La prospettiva di base del testo è quella di trattare la leadership dal punto di vista delle emozioni che si scatenano nei gruppi e che legano inevitabilmente leader e follower. Già da qualche tempo la tematica delle Emotions at Work ha iniziato a prendere spazio non solo nelle applicazioni operative, ma anche negli studi accademici (inizialmente tale aspetto della vita di lavoro era tenacemente ignorato proprio dai ricercatori e dagli universitari, a parte alcune ottime eccezioni). Nel nostro caso l’aspetto delle emozioni nel lavoro è declinato sui versanti della patologia della leadership, quindi su fenomeni quali la leadership tossica, i comportamenti manageriali disfunzionali e tutte le forme malate di ambiguità confusiva, e di gestione strumentale delle persone.

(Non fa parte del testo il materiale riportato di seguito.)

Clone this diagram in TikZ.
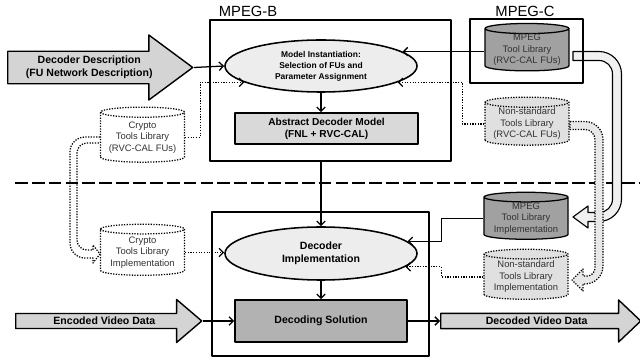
\documentclass[tikz,border=0pt]{standalone}
\usepackage{fontspec}
\setmainfont{Liberation Sans}
\usetikzlibrary{shapes.geometric,shapes.arrows,arrows.meta}

\begin{document}
\begin{tikzpicture}[x=0.025cm,y=-0.025cm,line join=round,
    grp/.style={font=\fontsize{10.5}{12}\selectfont},
    frame/.style={draw,line width=1.1pt,inner sep=0pt},
    oval/.style={ellipse,draw,line width=1.1pt,fill=black!7,minimum width=4.8cm,minimum height=1.3cm,inner sep=0pt,align=center},
    block/.style={draw,line width=1.1pt,inner sep=0pt,align=center,font=\bfseries\fontsize{7.2}{8.6}\selectfont},
    cyl/.style={cylinder,shape border rotate=90,aspect=0.15,draw,line width=0.9pt,minimum width=2.1cm,inner sep=0pt,align=center,text=black!80,font=\fontsize{6.7}{8.2}\selectfont},
    dots/.style={densely dotted,line width=0.9pt},
    conn/.style={line width=0.9pt,-{Straight Barb[length=3pt,width=6pt]}},
    bigarr/.style={single arrow,draw,line width=1pt,fill=black!17,inner sep=0pt,align=center,anchor=tail,font=\bfseries\fontsize{7.5}{9}\selectfont},
    pipe/.style={line width=0.8pt,fill=black!6}]
  \useasboundingbox (0,0) rectangle (640,360);

  % MPEG-B / MPEG-C part
  \node[grp] (labB) at (248,11) {MPEG-B};
  \node[grp] (labC) at (525,11) {MPEG-C};
  \node[frame,minimum width=6.025cm,minimum height=3.525cm] (boxB) at (330.5,90.5) {};
  \node[oval,font=\bfseries\fontsize{6}{7.8}\selectfont] (inst) at (321,66) {Model Instantiation:\\Selection of FUs and\\Parameter Assignment};
  \node[block,fill=black!15,minimum width=4.575cm,minimum height=0.775cm] (adm) at (326.5,128.5) {Abstract Decoder Model\\(FNL + RVC-CAL)};
  \node[bigarr,minimum height=4.625cm,minimum width=1.625cm,single arrow head extend=0.3cm,single arrow tip angle=73] (desc) at (7,67.5) {Decoder Description\\(FU Network Description)};
  \node[cyl,dots,fill=white,minimum height=1.375cm] (cr1) at (142.5,137.5) {Crypto\\Tools Library\\(RVC-CAL FUs)};
  \node[cyl,dots,fill=black!12,minimum height=1.2cm] (ns1) at (527,124) {Non-standard\\Tools Library\\(RVC-CAL FUs)};

  \draw[line width=1.8pt,dash pattern=on 9pt off 3pt] (15,183) -- (640,183);

  % pipe from MPEG-C down to the implementations
  \draw[pipe] (573,51.5) -- (599,51.5) .. controls (611.4,51.5) and (621.5,61.6) .. (621.5,74) -- (621.5,199) .. controls (621.5,211.4) and (611.4,221.5) .. (599,221.5) -- (588,221.5) -- (588,228) -- (573,217) -- (588,206) -- (588,212.5) -- (599,212.5) .. controls (606.5,212.5) and (612.5,206.5) .. (612.5,199) -- (612.5,74) .. controls (612.5,66.5) and (606.5,60.5) .. (599,60.5) -- (573,60.5) -- cycle;
  \node[frame,minimum width=2.825cm,minimum height=1.6cm] (boxC) at (526.5,51) {};
  \node[cyl,fill=black!37,minimum height=1.15cm] (lib) at (527,50) {MPEG\\Tool Library\\(RVC-CAL FUs)};

  % implementation part
  \node[frame,minimum width=5.425cm,minimum height=3.6cm] (boxL) at (320.5,284) {};
  \node[oval,minimum height=1.325cm,font=\bfseries\fontsize{7.5}{9}\selectfont] (impl) at (321,253.5) {Decoder\\Implementation};
  \node[block,fill=black!30,minimum width=4.3cm,minimum height=1.05cm,font=\bfseries\fontsize{7.5}{9}\selectfont] (sol) at (321,321) {Decoding Solution};
  \node[cyl,fill=black!37,minimum height=1.175cm] (mi) at (526,218.5) {MPEG\\Tool Library\\Implementation};
  \node[cyl,dots,fill=black!12,minimum height=1.25cm] (ns2) at (526,277) {Non-standard\\Tools Library\\Implementation};
  \node[cyl,dots,fill=white,minimum height=1.275cm] (cr2) at (142.5,252.5) {Crypto\\Tools Library\\Implementation};
  \node[bigarr,minimum height=4.65cm,minimum width=1.075cm,single arrow head extend=0.2125cm,single arrow tip angle=81] (enc) at (15,321) {Encoded Video Data};
  \node[bigarr,minimum height=5cm,minimum width=1.05cm,single arrow head extend=0.2cm,single arrow tip angle=87] (dec) at (440,321) {Decoded Video Data};

  % dotted pipes
  \draw[dots,fill=black!9] (570,121.5) -- (585,121.5) .. controls (594.9,121.5) and (603,129.6) .. (603,139.5) -- (603,266) .. controls (603,275.9) and (594.9,284) .. (585,284) -- (583,284) -- (583,291) -- (572,280) -- (583,269) -- (583,276) -- (587,276) .. controls (591.4,276) and (595,272.4) .. (595,268) -- (595,139.5) .. controls (595,134) and (590.5,129.5) .. (585,129.5) -- (570,129.5) -- cycle;
  \draw[dots] (100,137) -- (85,137) .. controls (76.7,137) and (70,143.7) .. (70,152) -- (70,243) .. controls (70,251.3) and (76.7,258) .. (85,258) -- (93,258) -- (93,263) -- (100,254) -- (93,245) -- (93,250) -- (87,250) .. controls (81.5,250) and (77,245.5) .. (77,240) -- (77,153) .. controls (77,147.5) and (81.5,143) .. (87,143) -- (100,143);

  % connectors
  \draw[conn] (desc.tip) -- (inst.west);
  \draw[conn] (lib.west |- inst.10) -- (inst.10);
  \draw[conn,dots] (ns1.west) -- ++(-22,0) |- (inst.-12);
  \draw[conn,dots] (cr1.east) -- ++(15,0) |- (inst.192);
  \draw[conn] (inst.south) -- (inst.south |- adm.north);
  \draw[conn] (boxB.south -| impl.north) -- (impl.north);
  \draw[conn] (mi.west) -- ++(-42,0) |- (impl.8);
  \draw[conn,dots] (ns2.west) -- ++(-42,0) |- (impl.-9);
  \draw[conn,dots] (cr2.east) -- (cr2.east -| impl.west);
  \draw[conn] (impl.south) -- (impl.south |- sol.north);
  \draw[conn] (enc.tip) -- (sol.west);
  \draw[conn] (sol.east) -- (dec.tail);
\end{tikzpicture}
\end{document}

In sostanza, quelle condotte di leadership che andrebbero attentamente prevenute almeno per mezzo di una seria e professionale valutazione delle qualità personali dei candidati ai ruoli di responsabilità – vedi: Andrea Castiello d’Antonio, L’assessment delle qualità manageriali e della leadership (Franco Angeli, Milano, 2013) –.
Partendo dunque dalla constatazione che il mondo emotivo è intrinseco alla vita di lavoro, e discutendo la dicotomia razionalità-emotività, gli autori si cimentano nella elaborazione delle forme disfunzionali della leadership, ma anche di quelle condotte che possiamo definire banalmente stupide e che creano sofferenza e disagio nei collaboratori.

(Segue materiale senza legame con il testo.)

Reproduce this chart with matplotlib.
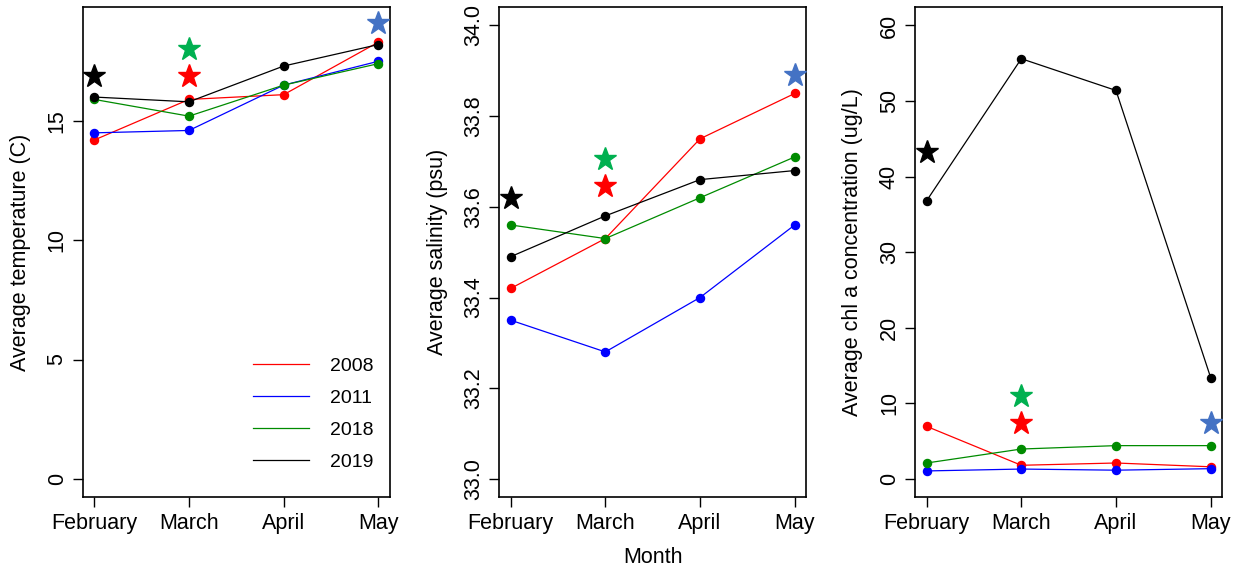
import matplotlib
matplotlib.use("Agg")
import matplotlib.pyplot as plt
import numpy as np

plt.rcParams["font.family"] = ["Liberation Sans", "DejaVu Sans"]

# --- data ---
months = ["February", "March", "April", "May"]
years = ["2008", "2011", "2018", "2019"]
line_colors = ["#ff0000", "#0000ff", "#008b00", "#000000"]

temp = {
    "2008": [14.2, 15.9, 16.1, 18.3],
    "2011": [14.5, 14.6, 16.5, 17.5],
    "2018": [15.9, 15.2, 16.5, 17.4],
    "2019": [16.0, 15.8, 17.3, 18.2],
}
salinity = {
    "2008": [33.42, 33.53, 33.75, 33.85],
    "2011": [33.35, 33.28, 33.40, 33.56],
    "2018": [33.56, 33.53, 33.62, 33.71],
    "2019": [33.49, 33.58, 33.66, 33.68],
}
chl = {
    "2008": [6.95, 1.8, 2.1, 1.6],
    "2011": [1.05, 1.3, 1.15, 1.35],
    "2018": [2.1, 3.95, 4.4, 4.4],
    "2019": [36.8, 55.6, 51.4, 13.4],
}

# star markers: (month index, value, colour)
star_colors = ["#000000", "#00b050", "#ff0000", "#4472c4"]
star_month = [0, 1, 1, 3]
temp_stars = [16.9, 18.0, 16.9, 19.1]
sal_stars = [33.62, 33.706, 33.645, 33.89]
chl_stars = [43.3, 11.0, 7.4, 7.4]

panels = [
    (temp, temp_stars, (0, 19), [0, 5, 10, 15], "{:.0f}",
     "Average temperature (C)", -0.205),
    (salinity, sal_stars, (33.0, 34.0), np.arange(33.0, 34.01, 0.2), "{:.1f}",
     "Average salinity (psu)", -0.200),
    (chl, chl_stars, (0, 60), [0, 10, 20, 30, 40, 50, 60], "{:.0f}",
     "Average chl a concentration (ug/L)", -0.206),
]

fig = plt.figure(figsize=(12.38, 5.72), dpi=100)
lefts = [0.0670, 0.4033, 0.7393]
x = np.arange(1, len(months) + 1)
fs = 15.5

axes = []
for left, (data, stars, ylim, yticks, fmt, ylabel, lab_x) in zip(lefts, panels):
    ax = fig.add_axes([left, 0.1311, 0.2478, 0.8561])
    axes.append(ax)
    for yr, col in zip(years, line_colors):
        ax.plot(x, data[yr], color=col, lw=0.9, marker="o", ms=5.8,
                mec=col, mfc=col, label=yr, zorder=3)
    for m, v, col in zip(star_month, stars, star_colors):
        ax.plot(x[m], v, marker="*", ms=17, color=col, mec=col,
                ls="none", zorder=4, clip_on=False)

    # R-style 4% padding around the data range
    lo, hi = ylim
    ax.set_ylim(lo - 0.04 * (hi - lo), hi + 0.04 * (hi - lo))
    ax.set_xlim(1 - 0.12, 4 + 0.12)

    ax.set_xticks(x)
    ax.set_xticklabels(months, fontsize=fs)
    ax.set_yticks(yticks)
    ax.set_yticklabels([fmt.format(t) for t in yticks], fontsize=fs,
                       rotation=90, va="center", ha="right")
    ax.tick_params(axis="both", direction="out", length=7, width=1,
                   color="black")
    ax.tick_params(axis="x", pad=4.5)
    ax.tick_params(axis="y", pad=4)
    for sp in ax.spines.values():
        sp.set_linewidth(1.2)

    ax.set_ylabel(ylabel, fontsize=fs, va="center")
    ax.yaxis.set_label_coords(lab_x, 0.5)

axes[1].set_xlabel("Month", fontsize=fs, va="center")
axes[1].xaxis.set_label_coords(0.5, -0.1245)

leg = axes[0].legend(loc="center", bbox_to_anchor=(0.752, 0.1695),
                     frameon=False, fontsize=14, handlelength=2.85,
                     handletextpad=1.1, labelspacing=0.75, borderpad=0,
                     markerscale=0)
for h in leg.get_lines():
    h.set_marker("")
    h.set_linewidth(0.9)

fig.savefig("out.png", dpi=100)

Un aspetto per certi versi sorprendente è constatare che non vi è una relazione diretta tra stili disfunzionali e negatività della gestione delle risorse umane, dato che emerge una connotazione per così dire “produttiva” di alcuni modi di agire poco salutari, almeno in determinate situazioni organizzative. Tutto ciò è visto senza pregiudizi e sulla base della demistificazione sia della leadership costruttiva – talvolta idealizzata e presentata quasi come se fosse un’azione eroica… – sia degli stili meno funzionali di gestione dei collaboratori. Come ha scritto Yiannis Gabriel commentando questo libro, ciò che emerge è una visione caleidoscopica della leadership. L’assunto della vita emozionale e affettiva nelle organizzazioni connota questi studi sul versante clinico-organizzativo, cioè l’unico versante (a mio modo di vedere) che possa davvero render conto della complessità del mondo del lavoro di oggi e delle dinamiche interpersonali che vi si attivano. In tale ottica sono discussi concetti che, applicati alla leadership, possono incuriosire, o anche allarmare: l’ignoranza nell’esercizio delle funzioni di guida, la stupidità di certe forme di “comando”, la vanità che spesso inquina il precario equilibrio emotivo del leader tendenzialmente narcisista, e così via. Emerge un graduale degradare dalle forme di leadership sana e costruttiva fino a quelle disfunzionali o francamente psicopatologiche, e con ciò – e ancora una volta nell’ambito delle discipline psicologiche applicate al lavoro e alla clinica – si deve riscontrare l’impossibilità di muoversi su nette distinzioni dicotomiche o su visioni del tipo buono-cattivo: la realtà è assai più complessa e necessità di lenti di comprensione adeguate!